Starting where The Program left off, Sloane and her boyfriend James are on the run. They barely survived The Program, an organization that “cures” teenagers from depression by stealing their memories, isn’t ready to let them go.

When forced to team up with some rebels, Sloane and James have the time to ask themselves who they are. Without their memories, so much of their past is unknown. How much of their life is a lie? The good news is, they have an orange pill, more commonly known as The Treatment, that can bring back their memories and ensure those memories will be safe from The Program forever. The bad news is, there are two of them and only one pill, a pill The Program won’t rest until they find.

This book felt less dark than the first. Since they have been “cured,” suicide is more a thing talked about other people doing rather than the main characters contemplating doing themselves. Instead, they learn to accept that they must live for the present, leaving the past behind them, if they ever want to live for the future.

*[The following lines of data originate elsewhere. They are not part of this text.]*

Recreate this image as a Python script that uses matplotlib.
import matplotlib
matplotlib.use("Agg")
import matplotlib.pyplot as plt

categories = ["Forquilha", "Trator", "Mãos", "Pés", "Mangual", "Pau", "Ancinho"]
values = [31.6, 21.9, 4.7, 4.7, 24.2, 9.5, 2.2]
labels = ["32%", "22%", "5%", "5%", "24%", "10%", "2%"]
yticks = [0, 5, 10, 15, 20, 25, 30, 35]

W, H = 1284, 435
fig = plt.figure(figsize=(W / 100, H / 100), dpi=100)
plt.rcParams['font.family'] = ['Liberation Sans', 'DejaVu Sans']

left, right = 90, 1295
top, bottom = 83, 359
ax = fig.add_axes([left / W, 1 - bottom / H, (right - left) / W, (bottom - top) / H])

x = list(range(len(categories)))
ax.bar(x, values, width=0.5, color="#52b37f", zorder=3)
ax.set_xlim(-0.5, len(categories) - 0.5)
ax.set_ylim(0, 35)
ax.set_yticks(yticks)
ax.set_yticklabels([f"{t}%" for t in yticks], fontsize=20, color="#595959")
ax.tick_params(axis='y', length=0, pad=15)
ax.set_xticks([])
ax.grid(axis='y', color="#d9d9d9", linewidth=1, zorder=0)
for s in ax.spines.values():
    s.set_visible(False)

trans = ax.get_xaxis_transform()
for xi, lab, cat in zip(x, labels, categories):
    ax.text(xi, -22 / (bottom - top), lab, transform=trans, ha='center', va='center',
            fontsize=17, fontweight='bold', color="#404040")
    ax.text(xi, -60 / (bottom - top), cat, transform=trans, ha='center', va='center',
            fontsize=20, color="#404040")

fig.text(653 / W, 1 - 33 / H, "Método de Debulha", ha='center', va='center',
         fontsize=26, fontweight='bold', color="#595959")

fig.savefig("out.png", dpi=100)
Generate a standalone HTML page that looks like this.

It always seems more hopeful, at least for me, when characters are on the more instead of isolated in a single area when they are being hunted down. There are plenty more places to hide and ways to evade, but when The Program needs to keep their 100% success rate, it could only be a matter of time. If or when they are caught, it won’t be the same as before. Because this time, The Program won’t merely take their memories. This time, their personality will be sucked out of them as well.

I don’t think it is necessary to read the first book in the series. All crucial elements of The Program is revealed over the course of the novel, whether referred to directly or indirectly varied. Other than understanding the characters and their situation better, I think it would have been more interesting for me to learn along with the characters the past events and who people are versus who they claim to be.

Even so, I believe the mature content of the book she be reserved for older teens. Depression and suicide, even in a futuristic world, still seems so terrifyingly real.

This review is based on an advance reader’s copy. The Treatment, published by Simon & Schuster, will be available in bookstores everywhere on April 29.